▶ [Description of the task] Exactly repeat the material, dropping every picture from the copy.

▶ [Data lines]
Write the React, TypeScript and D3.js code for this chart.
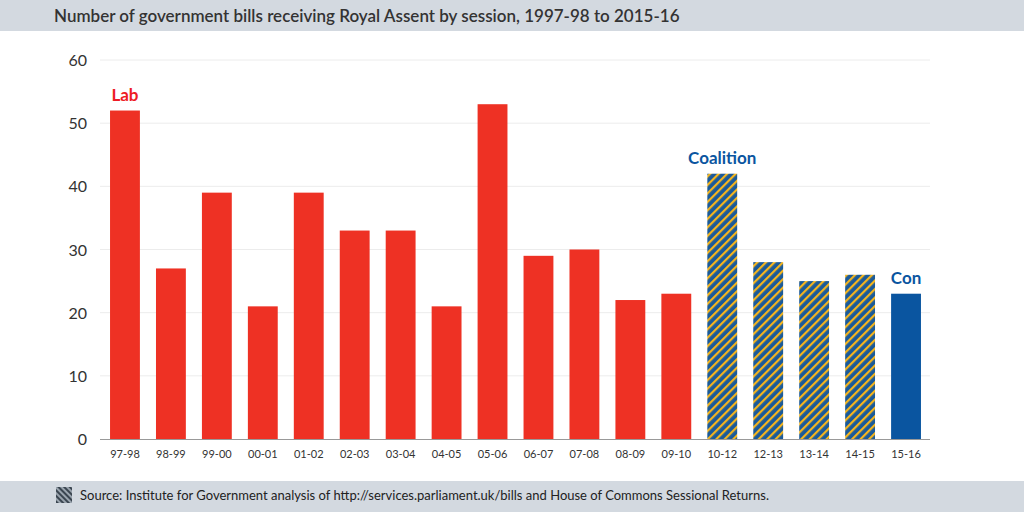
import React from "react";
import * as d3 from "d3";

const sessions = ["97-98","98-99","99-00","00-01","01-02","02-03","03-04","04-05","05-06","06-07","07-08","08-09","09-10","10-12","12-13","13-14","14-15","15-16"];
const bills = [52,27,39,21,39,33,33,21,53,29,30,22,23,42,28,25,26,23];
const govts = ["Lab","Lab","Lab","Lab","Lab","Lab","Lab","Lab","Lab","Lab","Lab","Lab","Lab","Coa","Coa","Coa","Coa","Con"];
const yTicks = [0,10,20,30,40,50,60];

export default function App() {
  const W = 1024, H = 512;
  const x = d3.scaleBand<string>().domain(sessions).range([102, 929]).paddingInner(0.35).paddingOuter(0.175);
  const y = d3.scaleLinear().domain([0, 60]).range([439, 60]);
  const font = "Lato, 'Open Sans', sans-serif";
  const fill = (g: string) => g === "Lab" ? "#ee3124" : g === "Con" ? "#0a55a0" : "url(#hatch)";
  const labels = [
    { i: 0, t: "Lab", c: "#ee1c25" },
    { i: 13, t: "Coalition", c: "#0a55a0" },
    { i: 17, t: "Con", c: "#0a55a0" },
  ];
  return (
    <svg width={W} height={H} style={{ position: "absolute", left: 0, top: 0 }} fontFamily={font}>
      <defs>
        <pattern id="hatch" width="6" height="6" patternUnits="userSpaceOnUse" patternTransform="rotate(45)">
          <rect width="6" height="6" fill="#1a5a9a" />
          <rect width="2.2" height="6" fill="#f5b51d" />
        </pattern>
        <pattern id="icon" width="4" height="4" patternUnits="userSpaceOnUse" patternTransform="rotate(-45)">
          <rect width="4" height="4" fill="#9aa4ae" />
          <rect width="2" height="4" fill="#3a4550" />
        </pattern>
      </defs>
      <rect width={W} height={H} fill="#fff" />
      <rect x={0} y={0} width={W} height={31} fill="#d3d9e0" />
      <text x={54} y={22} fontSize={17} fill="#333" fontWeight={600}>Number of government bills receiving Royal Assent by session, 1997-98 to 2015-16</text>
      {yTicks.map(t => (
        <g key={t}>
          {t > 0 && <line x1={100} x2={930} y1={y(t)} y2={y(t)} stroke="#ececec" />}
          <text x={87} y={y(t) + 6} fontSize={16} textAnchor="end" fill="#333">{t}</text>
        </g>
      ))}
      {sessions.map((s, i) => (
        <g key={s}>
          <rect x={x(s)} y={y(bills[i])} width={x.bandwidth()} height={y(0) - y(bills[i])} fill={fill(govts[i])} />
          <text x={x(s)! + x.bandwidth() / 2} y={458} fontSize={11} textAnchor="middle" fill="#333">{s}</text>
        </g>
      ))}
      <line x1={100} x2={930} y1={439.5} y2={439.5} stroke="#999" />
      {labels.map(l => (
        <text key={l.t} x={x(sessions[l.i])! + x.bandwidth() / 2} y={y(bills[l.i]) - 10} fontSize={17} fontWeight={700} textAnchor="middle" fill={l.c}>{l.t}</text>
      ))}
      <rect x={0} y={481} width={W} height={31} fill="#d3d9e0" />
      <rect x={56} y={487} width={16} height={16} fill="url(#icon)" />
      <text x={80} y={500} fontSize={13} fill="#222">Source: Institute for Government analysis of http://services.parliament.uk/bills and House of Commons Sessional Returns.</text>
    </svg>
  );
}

▶ [The answer]
Write the React, TypeScript and D3.js code for this chart.
import React from "react";
import * as d3 from "d3";

const sessions = ["97-98","98-99","99-00","00-01","01-02","02-03","03-04","04-05","05-06","06-07","07-08","08-09","09-10","10-12","12-13","13-14","14-15","15-16"];
const bills = [52,27,39,21,39,33,33,21,53,29,30,22,23,42,28,25,26,23];
const govts = ["Lab","Lab","Lab","Lab","Lab","Lab","Lab","Lab","Lab","Lab","Lab","Lab","Lab","Coa","Coa","Coa","Coa","Con"];
const yTicks = [0,10,20,30,40,50,60];

export default function App() {
  const W = 1024, H = 512;
  const x = d3.scaleBand<string>().domain(sessions).range([102, 929]).paddingInner(0.35).paddingOuter(0.175);
  const y = d3.scaleLinear().domain([0, 60]).range([439, 60]);
  const font = "Lato, 'Open Sans', sans-serif";
  const fill = (g: string) => g === "Lab" ? "#ee3124" : g === "Con" ? "#0a55a0" : "url(#hatch)";
  const labels = [
    { i: 0, t: "Lab", c: "#ee1c25" },
    { i: 13, t: "Coalition", c: "#0a55a0" },
    { i: 17, t: "Con", c: "#0a55a0" },
  ];
  return (
    <svg width={W} height={H} style={{ position: "absolute", left: 0, top: 0 }} fontFamily={font}>
      <defs>
        <pattern id="hatch" width="6" height="6" patternUnits="userSpaceOnUse" patternTransform="rotate(45)">
          <rect width="6" height="6" fill="#1a5a9a" />
          <rect width="2.2" height="6" fill="#f5b51d" />
        </pattern>
        <pattern id="icon" width="4" height="4" patternUnits="userSpaceOnUse" patternTransform="rotate(-45)">
          <rect width="4" height="4" fill="#9aa4ae" />
          <rect width="2" height="4" fill="#3a4550" />
        </pattern>
      </defs>
      <rect width={W} height={H} fill="#fff" />
      <rect x={0} y={0} width={W} height={31} fill="#d3d9e0" />
      <text x={54} y={22} fontSize={17} fill="#333" fontWeight={600}>Number of government bills receiving Royal Assent by session, 1997-98 to 2015-16</text>
      {yTicks.map(t => (
        <g key={t}>
          {t > 0 && <line x1={100} x2={930} y1={y(t)} y2={y(t)} stroke="#ececec" />}
          <text x={87} y={y(t) + 6} fontSize={16} textAnchor="end" fill="#333">{t}</text>
        </g>
      ))}
      {sessions.map((s, i) => (
        <g key={s}>
          <rect x={x(s)} y={y(bills[i])} width={x.bandwidth()} height={y(0) - y(bills[i])} fill={fill(govts[i])} />
          <text x={x(s)! + x.bandwidth() / 2} y={458} fontSize={11} textAnchor="middle" fill="#333">{s}</text>
        </g>
      ))}
      <line x1={100} x2={930} y1={439.5} y2={439.5} stroke="#999" />
      {labels.map(l => (
        <text key={l.t} x={x(sessions[l.i])! + x.bandwidth() / 2} y={y(bills[l.i]) - 10} fontSize={17} fontWeight={700} textAnchor="middle" fill={l.c}>{l.t}</text>
      ))}
      <rect x={0} y={481} width={W} height={31} fill="#d3d9e0" />
      <rect x={56} y={487} width={16} height={16} fill="url(#icon)" />
      <text x={80} y={500} fontSize={13} fill="#222">Source: Institute for Government analysis of http://services.parliament.uk/bills and House of Commons Sessional Returns.</text>
    </svg>
  );
}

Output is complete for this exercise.